I am loving the new Crazylibellule & The Poppies 26 Juin Île d’Yeu solid fragrance (it is now available not only in a cologne but a Crazystick that is equal to 1.7 oz of liquid perfume). It is a must have for summer. It’s the kind of scent I put on and then I can’t stop sniffing myself. I find it very refreshing and very pretty. The new formula is awesome. This product is a winner.

This scent is described as “An exuberant composition fruity aldehyde fragrances, harboring a diaphanous olfactive folly“. It is a fruity aldehyde fragrance that truly embodies summer with it’s productive fruit trees, greenness, and flowering rose bushes. If I had to remember my summer in one scent, this would be it. This is how I want to remember it. Fruiting, productive, lush, green, and romantic. Also, I love this blend because it is truly a modern French aldehyde. It has the class of a classic French aldehyde by Chanel or Rochas but it is truly modern, light, and wearable at any time. I don’t think this is an easy task to pull off but Crazylibellule has done it. This scent has a complexity and for a solid it wears like a spray.

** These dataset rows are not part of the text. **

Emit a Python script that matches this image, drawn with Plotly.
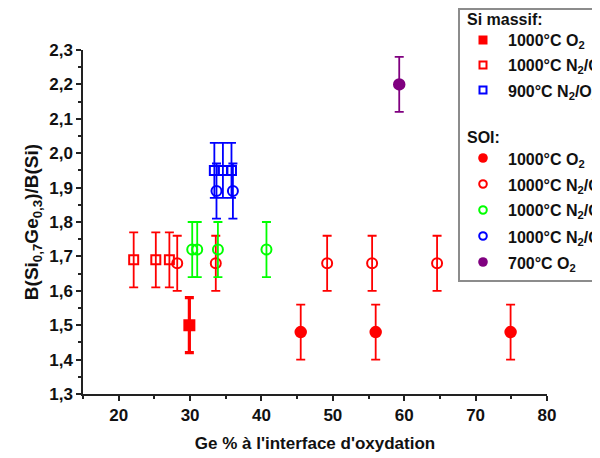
import plotly.graph_objects as go

# ---------------- data ----------------
err = 0.08
si_o2_x = [29.9]
si_o2_y = [1.50]
si_n2_x = [22.1, 25.2, 27.1]
si_n2_y = [1.69, 1.69, 1.69]
si_900_x = [33.4, 34.6, 35.8]
si_900_y = [1.95, 1.95, 1.95]
soi_o2_x = [45.5, 56.0, 74.9]
soi_o2_y = [1.48, 1.48, 1.48]
soi_n2_red_x = [28.2, 33.6, 49.2, 55.5, 64.6]
soi_n2_red_y = [1.68, 1.68, 1.68, 1.68, 1.68]
soi_n2_green_x = [30.3, 31.0, 33.9, 40.7]
soi_n2_green_y = [1.72, 1.72, 1.72, 1.72]
soi_n2_blue_x = [33.7, 36.0]
soi_n2_blue_y = [1.89, 1.89]
soi_700_x = [59.3]
soi_700_y = [2.20]

x_ticks = [20, 30, 40, 50, 60, 70, 80]
y_ticks = [1.3, 1.4, 1.5, 1.6, 1.7, 1.8, 1.9, 2.0, 2.1, 2.2, 2.3]

RED = "#ff0000"
GREEN = "#00ff00"
BLUE = "#0000ff"
PURPLE = "#800080"
FONT = "Liberation Sans, Arial, sans-serif"

# page body has an 8px margin: figure drawn at (8,8) in the 600x458 window
OFF = 8
W, H = 600 - OFF, 458 - OFF
ML, MT = 83 - OFF, 50 - OFF
MR = W - (547 - OFF)
MB = H - (394 - OFF)

series = [
    (soi_n2_red_x, soi_n2_red_y, RED, "circle-open", 10, 1.8),
    (soi_n2_green_x, soi_n2_green_y, GREEN, "circle-open", 10, 1.8),
    (si_n2_x, si_n2_y, RED, "square-open", 9, 1.8),
    (soi_o2_x, soi_o2_y, RED, "circle", 10.5, 1.8),
    (si_900_x, si_900_y, BLUE, "square-open", 9, 1.8),
    (soi_n2_blue_x, soi_n2_blue_y, BLUE, "circle-open", 10, 1.8),
    (soi_700_x, soi_700_y, PURPLE, "circle", 10.5, 1.8),
    (si_o2_x, si_o2_y, RED, "square", 10, 3.2),
]

fig = go.Figure()
for xs, ys, col, sym, size, ew in series:
    fig.add_trace(go.Scatter(
        x=xs, y=ys, mode="markers",
        marker=dict(symbol=sym, size=size, color=col,
                    line=dict(color=col, width=2)),
        error_y=dict(type="constant", value=err, color=col,
                     thickness=ew, width=4.5),
        showlegend=False, cliponaxis=False,
    ))

axis_common = dict(
    showline=True, linecolor="#222", linewidth=1.5,
    ticks="outside", ticklen=5, tickwidth=1.5, tickcolor="#222",
    showgrid=False, zeroline=False,
    tickfont=dict(family=FONT, size=17, color="#111", weight="bold"),
)

fig.update_xaxes(
    range=[15, 80], tickvals=x_ticks,
    minor=dict(ticks="outside", ticklen=3, tickwidth=1.5, tickcolor="#222", dtick=5, tick0=0),
    title=dict(text="Ge % à l'interface d'oxydation",
               font=dict(family=FONT, size=17, color="#111", weight="bold"), standoff=13),
    **axis_common,
)
fig.update_yaxes(
    range=[1.3, 2.3], tickvals=y_ticks, tickformat=".1f",
    minor=dict(ticks="outside", ticklen=3, tickwidth=1.5, tickcolor="#222", dtick=0.05, tick0=0),
    title=dict(text="B(Si<sub>0,7</sub>Ge<sub>0,3</sub>)/B(Si)",
               font=dict(family=FONT, size=19, color="#111", weight="bold"), standoff=6),
    **axis_common,
)

# ---------------- manual legend (positions in window pixels) ----------------
PW, PH = W - ML - MR, H - MT - MB


def px(xp):
    return (xp - OFF - ML) / PW


def py(yp):
    return (H - MB - (yp - OFF)) / PH


shapes = [dict(type="rect", xref="paper", yref="paper",
               x0=px(459), x1=px(650), y0=py(281), y1=py(9),
               line=dict(color="#8c8c8c", width=2), fillcolor="white", layer="above")]

legend_items = [
    ("Si massif:", None, None, None, 19),
    ("1000°C O<sub>2</sub>", "rect", RED, True, 40),
    ("1000°C N<sub>2</sub>/O<sub>2</sub>", "rect", RED, False, 65),
    ("900°C N<sub>2</sub>/O<sub>2</sub>", "rect", BLUE, False, 90),
    ("SOI:", None, None, None, 137),
    ("1000°C O<sub>2</sub>", "circle", RED, True, 158),
    ("1000°C N<sub>2</sub>/O<sub>2</sub>", "circle", RED, False, 184),
    ("1000°C N<sub>2</sub>/O<sub>2</sub>", "circle", GREEN, False, 210),
    ("1000°C N<sub>2</sub>/O<sub>2</sub>", "circle", BLUE, False, 236),
    ("700°C O<sub>2</sub>", "circle", PURPLE, True, 262),
]

annotations = []
for text, kind, col, filled, yc in legend_items:
    if kind is None:
        annotations.append(dict(text=text, xref="paper", yref="paper", x=px(465), y=py(yc),
                                xanchor="left", yanchor="middle", showarrow=False,
                                font=dict(family=FONT, size=16, color="#111", weight="bold")))
    else:
        h = 4.5 if kind == "rect" else 4.8
        lw = 2 if not filled else 0
        shapes.append(dict(type=kind, xref="paper", yref="paper",
                           xsizemode="pixel", ysizemode="pixel",
                           xanchor=px(483), yanchor=py(yc),
                           x0=-h + (lw / 2), x1=h - (lw / 2), y0=-h + (lw / 2), y1=h - (lw / 2),
                           line=dict(color=col, width=lw),
                           fillcolor=col if filled else "white", layer="above"))
        annotations.append(dict(text=text, xref="paper", yref="paper", x=px(506), y=py(yc + 2),
                                xanchor="left", yanchor="middle", showarrow=False,
                                font=dict(family=FONT, size=16, color="#111", weight="bold")))

fig.update_layout(
    width=W, height=H,
    margin=dict(l=ML, r=MR, t=MT, b=MB, autoexpand=False),
    paper_bgcolor="white", plot_bgcolor="white",
    separators=",.",
    shapes=shapes, annotations=annotations,
    showlegend=False,
)

fig.write_html("out.html")
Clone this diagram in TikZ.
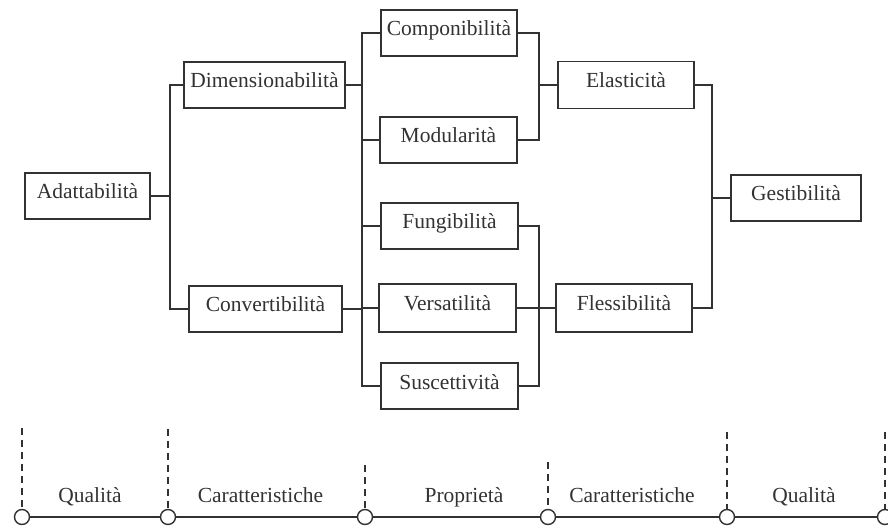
\documentclass[tikz,border=0pt]{standalone}
\usepackage{fontspec}
\setmainfont{Liberation Serif}
\definecolor{ink}{RGB}{50,50,50}
\begin{document}
\begin{tikzpicture}[x=1pt,y=-1pt,
  every node/.style={text=ink},
  box/.style={draw=ink,line width=1.5pt,inner sep=0pt,font=\fontsize{21.5}{24}\selectfont,
    text height=12pt,text depth=6pt,minimum height=46pt},
  link/.style={draw=ink,line width=2pt},
  guide/.style={draw=ink,line width=1.3pt,dash pattern=on 7pt off 5pt},
  stop/.style={circle,draw=ink,line width=1.4pt,fill=white,minimum size=15pt,inner sep=0pt},
  tag/.style={anchor=base,font=\fontsize{21.5}{24}\selectfont}]
\useasboundingbox (0,0) rectangle (888,526);

% level 1
\node[box,minimum width=125pt] (adatt) at (87.5,196) {Adattabilità};
% level 2
\node[box,minimum width=161pt] (dimen) at (264.5,85) {Dimensionabilità};
\node[box,minimum width=153pt] (conv) at (265.5,309) {Convertibilità};
% level 3
\node[box,minimum width=136pt] (comp) at (449,33) {Componibilità};
\node[box,minimum width=137pt] (modu) at (448.5,140) {Modularità};
\node[box,minimum width=137pt] (fung) at (449.5,226) {Fungibilità};
\node[box,minimum width=137pt,minimum height=48pt] (vers) at (447.5,308) {Versatilità};
\node[box,minimum width=137pt] (susc) at (449.5,386) {Suscettività};
% level 4
\node[box,minimum width=136pt,minimum height=47pt] (elas) at (626,85) {Elasticità};
\node[box,minimum width=136pt,minimum height=48pt] (fless) at (624,308) {Flessibilità};
% level 5
\node[box,minimum width=130pt] (gest) at (796,198) {Gestibilità};

% junction points of the bracket connectors
\coordinate (j1) at (170,196);
\coordinate (j2a) at (362,85);
\coordinate (j2b) at (362,308);
\coordinate (j3) at (539,85);
\coordinate (j4) at (539,308);
\coordinate (j5) at (712,198);

\draw[link] (adatt.east) -- (j1);
\draw[link] (dimen.west) -| (j1);
\draw[link] (conv.west) -| (j1);

\draw[link] (dimen.east) -- (j2a);
\draw[link] (conv.east) -| (j2b);
\draw[link] (j2a) -- (j2b);
\draw[link] (comp.west) -| (j2a);
\draw[link] (modu.west) -| (j2a);
\draw[link] (fung.west) -| (j2b);
\draw[link] (vers.west) -- (j2b);
\draw[link] (susc.west) -| (j2b);

\draw[link] (comp.east) -| (j3);
\draw[link] (modu.east) -| (j3);
\draw[link] (j3) -- (elas.west);

\draw[link] (fung.east) -| (j4);
\draw[link] (susc.east) -| (j4);
\draw[link] (vers.east) -- (j4);
\draw[link] (j4) -- (fless.west);

\draw[link] (elas.east) -| (j5);
\draw[link] (fless.east) -| (j5);
\draw[link] (j5) -- (gest.west);

% scale along the bottom
\coordinate (t1) at (22,428);
\coordinate (t2) at (168,429);
\coordinate (t3) at (365,465);
\coordinate (t4) at (548,462);
\coordinate (t5) at (727,432);
\coordinate (t6) at (885,432);
\node[stop] (c1) at (22,517) {};
\node[stop] (c2) at (168,517) {};
\node[stop] (c3) at (365,517) {};
\node[stop] (c4) at (548,517) {};
\node[stop] (c5) at (727,517) {};
\node[stop] (c6) at (885,517) {};
\draw[draw=ink,line width=1.7pt] (c1) -- (c2) -- (c3) -- (c4) -- (c5) -- (c6);
\foreach \i in {1,...,6} \draw[guide] (t\i) -- (c\i.north);

\node[tag] (q1) at (90,502) {Qualità};
\node[tag] (k1) at (260.5,502) {Caratteristiche};
\node[tag] (p1) at (464,502) {Proprietà};
\node[tag] (k2) at (632,502) {Caratteristiche};
\node[tag] (q2) at (804,502) {Qualità};
\end{tikzpicture}
\end{document}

First the fragrance is fruity but not in a typical fruity way. It isn’t like most of the “fruit” fragrances on the market. It doesn’t smell like a lollipop. It is more like fruit, unripe, but ripening on the tree. It is very green and effervescent thanks to the aldehydes. I can smell unripe plums, ripe peaches and oranges, a mix of mouth watering fuzziness and bitter orange peel. I can smell those like they are still on the trees. You get a leafy, green note. It’s a refreshing fruity fragrance, almost champagne like at times. I get the faintness of rose. The rose is not stealing the show and it doesn’t wear like an old-fashioned or heavy rose scent. Enough rose is there to make it romantic and feminine. The rose is accompanied by the faintest of citrus blossoms. The dry down after about 2 hours of wear is soft, slightly fruity but with more woods and musk. But, not heavy, still very appropriate for summer. Like leaves and tree bark and a hint of “skin”.

The formula is awesome. I bought a green tea and jasmine solid perfume in Germany with this base and I loved it and couldn’t find it in the U.S. It is a transparent formula, not waxy at all. It is ultra-smooth and wears for a long time. It is less “balmy” and more “glossy” but not a bit heavy or greasy. I love this new formula which is also paraben and alcohol free. The packaging ,like all the line’s other products, is adorable. Described as “a landscape garden scenery where words and flowers tangle.”The packaging has a bit of sheen unlike the other Crazysticks.

I love this scent. I’ve been getting compliments on it all week. It’s pleasant, light, effervescent. It’s perfect for summer. It reminds me of our backyard which has rose bushes filled with blooms, ripening plum and peach trees, and lots of foliage and bit of sea air. This is how I want to remember summer, plentiful. This is the kind of fragrance that I will take out in mid-winter to remind me of the pleasures of summer. It retails for under $20 and it is available at b-glowing.com.

This summer I have been craving anything orange blossom. This mainly includes my orange blossom fragrant floral waters mixed in iced tea or orange blossom sorbets. I have always loved orange blossom in gastronomy but for some reason have kind of ignored it when it comes to fragrance. I go in fragrance spurts and this summer I have been craving orange blossom. It is such a bitter but delicate floral. I was happy to see that Parfums des Beaux Arts by DSH has Fleurs d’Oranger du Roi. Evidently Louis XV was a mega fan of orange blossom for its “grace and lightness”. Well, I’m a mega fan too for the same reasons. Fleurs d’Oranger du Roi is one of those “true to the game” orange blossom scents. Don’t expect a complex blend with other star florals, spices, or woods. This is all about the beauty of the orange blossom. At first it is absolutely perfect and exactly what I have been craving. It smells bitter and citrusy with just a hint of floral. It smells identical to the orange blossom waters that I use in the kitchen (and I’ve been known to dump a bottle or two in the bath). It is more bitter like citrus rind than floral. It becomes more “blossomy” and less bitter after about 10-15 minutes of wear. It then becomes “pure” orange blossom. It is a soft and delicate neroli scent. It is lovely, delicate, and light. This is perfect for summer. Unfortunately, this fragrance only wore on my skin for about an hour in the summer heat. That isn’t hot lasting power for an EDP; however, I have not found an orange blossom fragrance that lasts longer than this. Some accords just do not last no matter what. These accords are mainly the “bubbly” and “light” scents such as citrus blossoms. FYI: From what I understand neroli oil and orange blossom oil are the “same” thing, meaning they come from the same source. The name is different depending on how it was extracted.

Overall, this is what I expected. I wouldn’t call it an “artful” or “creative” blend but it is so nice. It mainly resembles the Lebanese orange blossom floral waters that I use in the kitchen. However, this EDP lasts much longer than if I spritzed my skin with my waters. (I’ve tried and they last like 5 minutes). I realize that is hard to convince orange blossom to hang around until dessert. But, I also realize that orange blossom is a beautiful soliflore and it doesn’t need to be messed with to be “artful” or “creative”. It’s nice as is. This is exactly what I’ve been craving for summer and I’m happy with this fragrance.

This retails for $27 for .25 ounce EDP spray and can be purchased at beautyhabit.com. That is a tempting price point. Bonus, this line has 100% botanical fragrance and is hand-blended, hand-poured, and hand-bottled.